How to Prove the Corretness of Computations
- Ron Rothblum - CS-Lecture
- Thursday, 12.1.2017, 10:30
- Room 601 Taub Bld.
- M I T
Efficient proof verification is at the heart of the study of computation. Seminal results such as the IP=SPACE Theorem [LFKN92,Shamir92] and the PCP theorem [AS92,ALMSS92] show that even highly complicated statements can be verified extremely efficiently. We study the complexity of proving statements using interactive protocols. Specifically, what statements can be proved by a polynomial-time prover to a super-efficient verifier. Our main results show that these proof-system are remarkably powerful: it is possible to prove the correctness of general computations such that (1) the prover runs in polynomial-time, (2) the verifier runs in linear-time (and in some conditions in sublinear-time) and (3) the interaction consists of only a constant number ofcommunication rounds (and in some settings just a single round).
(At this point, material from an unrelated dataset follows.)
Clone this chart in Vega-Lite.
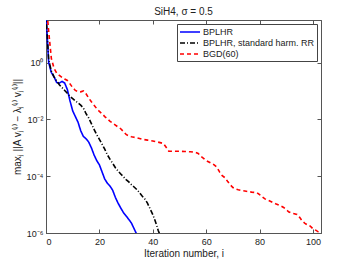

These proof-systems are motivated by, and have applications for, delegating computations in a cloud computing environment, and guaranteeing that they were performed correctly. Short Bio: Ron Rothblum completed his PhD at the Weizmann Institute of Science in 2015, advised by Prof. Oded Goldreich. His dissertation received the John F. Kennedy Ph.D. Distinction Prize and the Shimon Even Prize in Theoretical Computer Science. He is currently a postdocoral associate at MIT. His research is focused on theoretical computer science, and especially cryptography and complexity theory.